### Aim of the task
Write out the entries below exactly, starting at the first line and stopping after the line that contains "y_in = [0, 0, 1, 1]"; skip all pictures.
══ Records to use
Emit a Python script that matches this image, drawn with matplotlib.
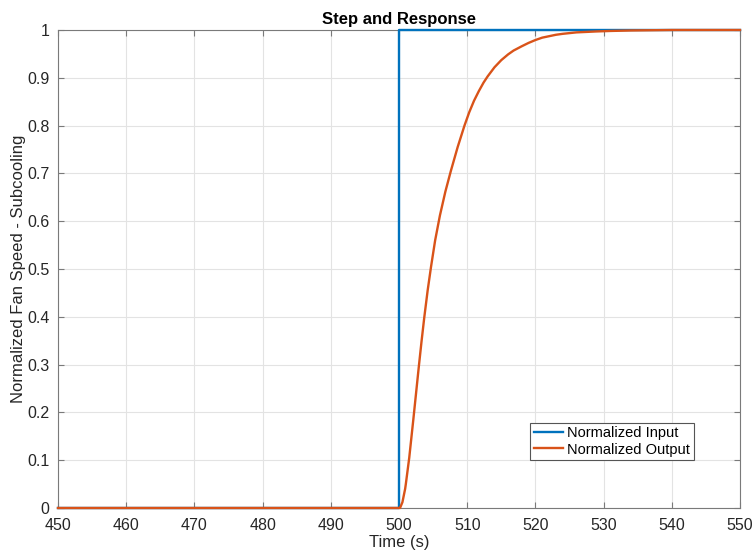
import numpy as np
import matplotlib
matplotlib.use('Agg')
from matplotlib import pyplot as plt

plt.rcParams['font.family'] = ['Liberation Sans', 'DejaVu Sans']

# step input
t_in = [450, 500, 500, 550]
y_in = [0, 0, 1, 1]

# response
t_out = [450, 500, 500.15, 500.5, 500.9, 501.0, 501.5, 502.1, 502.5, 502.9, 503.3,
         503.7, 504.2, 504.7, 505.3, 506.0, 506.8, 507.6, 508.6, 509.6, 510.3,
         511.0, 511.7, 512.4, 513.0, 514.0, 515.0, 516.0, 516.8, 518.0, 519.0,
         520.0, 521.0, 522.0, 523.0, 524.0, 525.0, 526.0, 527.5, 529.0, 531.0,
         534.0, 540.0, 550.0]
y_out = [0, 0, 0, 0.012, 0.04, 0.05, 0.105, 0.185, 0.24, 0.295, 0.348,
         0.398, 0.455, 0.505, 0.56, 0.612, 0.662, 0.705, 0.755, 0.80, 0.828,
         0.852, 0.872, 0.89, 0.903, 0.922, 0.937, 0.949, 0.957, 0.966, 0.973,
         0.979, 0.984, 0.987, 0.990, 0.992, 0.9935, 0.995, 0.996, 0.997, 0.998,
         0.999, 1.0, 1.0]

xticks = np.arange(450, 551, 10)
yticks = np.round(np.arange(0, 1.01, 0.1), 1)
ylabels = ['0'] + [f'{v:g}' for v in yticks[1:-1]] + ['1']

fig = plt.figure(figsize=(7.54, 5.54), dpi=100)
ax = fig.add_axes([58/754, 1 - 508/554, 682/754, 478/554])

ax.plot(t_in, y_in, color='#0072BD', lw=1.7, label='Normalized Input',
        clip_on=False, zorder=5)
ax.plot(t_out, y_out, color='#D95319', lw=1.7, label='Normalized Output',
        clip_on=False, zorder=6)

ax.set_xlim(450, 550)
ax.set_ylim(0, 1)
ax.set_xticks(xticks)
ax.set_yticks(yticks)
ax.set_yticklabels(ylabels)
ax.grid(True, color='#e3e3e3', lw=0.8)
ax.set_axisbelow(True)

for s in ax.spines.values():
    s.set_color('#7a7a7a')
    s.set_linewidth(0.8)
ax.tick_params(direction='in', top=True, right=True, length=4, color='#7a7a7a',
               labelsize=11.5, labelcolor='#262626')
ax.tick_params(axis='x', pad=7)
ax.tick_params(axis='y', pad=6)

ax.set_xlabel('Time (s)', fontsize=12, color='#262626', labelpad=2)
ax.set_ylabel('Normalized Fan Speed - Subcooling', fontsize=12, color='#262626')
ax.yaxis.set_label_coords(-0.047, 0.5)
ax.set_title('Step and Response', fontsize=12, fontweight='bold', pad=4)

leg = ax.legend(loc='lower left', bbox_to_anchor=(0.692, 0.1), fontsize=10.5,
                fancybox=False, edgecolor='#555555', framealpha=1,
                handlelength=2.0, handletextpad=0.3, borderpad=0.25, labelspacing=0.15,
                borderaxespad=0)
leg.get_frame().set_linewidth(0.8)
leg.set_zorder(10)

fig.savefig('out.png', dpi=100)
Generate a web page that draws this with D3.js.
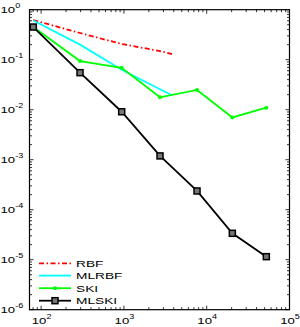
<!DOCTYPE html>
<html>
<head>
<meta charset="utf-8">
<script src="https://cdn.jsdelivr.net/npm/d3@7"></script>
<style>
html,body{margin:0;padding:0;background:#fff;}
svg{display:block;}
text{font-family:"Liberation Sans",Arial,Helvetica,sans-serif;fill:#000;}
</style>
</head>
<body>
<div id="chart"></div>
<script>
// ---- data ----
const xRange = [72.4, 1e5];
const yRange = [1e-6, 1];
const xTickExps = [2, 3, 4, 5];
const yTickExps = [0, -1, -2, -3, -4, -5, -6];

const rbfX = [80.5, 295, 940, 2730, 3950];
const rbfY = [0.62, 0.342, 0.206, 0.149, 0.128];

const mlrbfX = [80.5, 295, 940, 3800];
const mlrbfY = [0.61, 0.20, 0.063, 0.0194];

const skiX = [80.5, 295, 940, 2730, 7640, 20400, 52500];
const skiY = [0.45, 0.094, 0.069, 0.0177, 0.0248, 0.0070, 0.011];

const mlskiX = [80.5, 295, 940, 2730, 7640, 20400, 52500];
const mlskiY = [0.45, 0.055, 0.0091, 0.00119, 2.37e-4, 3.37e-5, 1.15e-5];

const seriesNames = ["RBF", "MLRBF", "SKI", "MLSKI"];

// ---- layout ----
const W = 300, H = 327;
const L = 29.5, T = 9.7, R = 289.5, B = 309.7;
const SX = 1.4; // horizontal text stretch

const svg = d3.select("#chart").append("svg").attr("width", W).attr("height", H);

const x = d3.scaleLog().domain(xRange).range([L, R]);
const y = d3.scaleLog().domain(yRange).range([B, T]);

// ---- ticks (MATLAB style, inward on all four sides) ----
function minorVals(lo, hi) {
  const out = [];
  for (let e = Math.floor(Math.log10(lo)); e <= Math.ceil(Math.log10(hi)); e++) {
    for (let m = 1; m <= 9; m++) {
      const v = m * Math.pow(10, e);
      if (v >= lo * 0.9999 && v <= hi * 1.0001) out.push({v, major: m === 1});
    }
  }
  return out;
}
const tg = svg.append("g").attr("stroke", "#000").attr("stroke-width", 0.8);
minorVals(xRange[0], xRange[1]).forEach(t => {
  const px = x(t.v), len = t.major ? 4 : 2.5;
  tg.append("line").attr("x1", px).attr("x2", px).attr("y1", B).attr("y2", B - len);
  tg.append("line").attr("x1", px).attr("x2", px).attr("y1", T).attr("y2", T + len);
});
minorVals(yRange[0], yRange[1]).forEach(t => {
  const py = y(t.v), len = t.major ? 4 : 2.5;
  tg.append("line").attr("x1", L).attr("x2", L + len).attr("y1", py).attr("y2", py);
  tg.append("line").attr("x1", R).attr("x2", R - len).attr("y1", py).attr("y2", py);
});

// ---- frame ----
svg.append("rect").attr("x", L).attr("y", T).attr("width", R - L).attr("height", B - T)
  .attr("fill", "none").attr("stroke", "#000").attr("stroke-width", 1.2);

// ---- tick labels ----
function powLabel(px, py, exp, anchor) {
  const g = svg.append("g").attr("transform", `translate(${px},${py}) scale(${SX},1)`);
  const t = g.append("text").attr("text-anchor", anchor).attr("font-size", 9.4);
  t.append("tspan").text("10");
  t.append("tspan").attr("font-size", 6.5).attr("dy", -4.8).text(exp < 0 ? "-" + (-exp) : String(exp));
}
xTickExps.forEach(e => powLabel(x(Math.pow(10, e)) + 0.5, 323.5, e, "middle"));
yTickExps.forEach(e => powLabel(0.5, y(Math.pow(10, e)) + 3.3, e, "start"));

// ---- series ----
const line = d3.line().x(d => x(d[0])).y(d => y(d[1]));
const zip = (a, b) => a.map((v, i) => [v, b[i]]);

svg.append("path").datum(zip(rbfX, rbfY)).attr("d", line)
  .attr("fill", "none").attr("stroke", "#ff0000").attr("stroke-width", 1.8)
  .attr("stroke-dasharray", "5,2.5,1.5,2.5");
svg.append("path").datum(zip(mlrbfX, mlrbfY)).attr("d", line)
  .attr("fill", "none").attr("stroke", "#00ffff").attr("stroke-width", 1.8);
svg.append("path").datum(zip(skiX, skiY)).attr("d", line)
  .attr("fill", "none").attr("stroke", "#00ff00").attr("stroke-width", 1.8);
svg.selectAll(".skidot").data(zip(skiX, skiY)).enter().append("circle")
  .attr("cx", d => x(d[0])).attr("cy", d => y(d[1])).attr("r", 2).attr("fill", "#00ff00");
svg.append("path").datum(zip(mlskiX, mlskiY)).attr("d", line)
  .attr("fill", "none").attr("stroke", "#000").attr("stroke-width", 1.8);
svg.selectAll(".mlsq").data(zip(mlskiX, mlskiY)).enter().append("rect")
  .attr("x", d => x(d[0]) - 3).attr("y", d => y(d[1]) - 3).attr("width", 6).attr("height", 6)
  .attr("fill", "#777").attr("stroke", "#000").attr("stroke-width", 1.5);

// ---- legend ----
const legY = [263.3, 275.6, 288.2, 300.7];
const legStyles = [
  {c: "#ff0000", dash: "5,2.5,1.5,2.5"},
  {c: "#00ffff", dash: null},
  {c: "#00ff00", dash: null, dot: true},
  {c: "#000", dash: null, sq: true}
];
seriesNames.forEach((name, i) => {
  const s = legStyles[i], ly = legY[i];
  const l = svg.append("line").attr("x1", 39).attr("x2", 71).attr("y1", ly).attr("y2", ly)
    .attr("stroke", s.c).attr("stroke-width", 1.8);
  if (s.dash) l.attr("stroke-dasharray", s.dash);
  if (s.dot) svg.append("circle").attr("cx", 55).attr("cy", ly).attr("r", 2).attr("fill", s.c);
  if (s.sq) svg.append("rect").attr("x", 52).attr("y", ly - 3).attr("width", 6).attr("height", 6)
    .attr("fill", "#777").attr("stroke", "#000").attr("stroke-width", 1.5);
  svg.append("g").attr("transform", `translate(76,${ly + 3.6}) scale(${SX},1)`)
    .append("text").attr("font-size", 9.8).text(name);
});
</script>
</body>
</html>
════
### Solution to the exercise
Emit a Python script that matches this image, drawn with matplotlib.
import numpy as np
import matplotlib
matplotlib.use('Agg')
from matplotlib import pyplot as plt

plt.rcParams['font.family'] = ['Liberation Sans', 'DejaVu Sans']

# step input
t_in = [450, 500, 500, 550]
y_in = [0, 0, 1, 1]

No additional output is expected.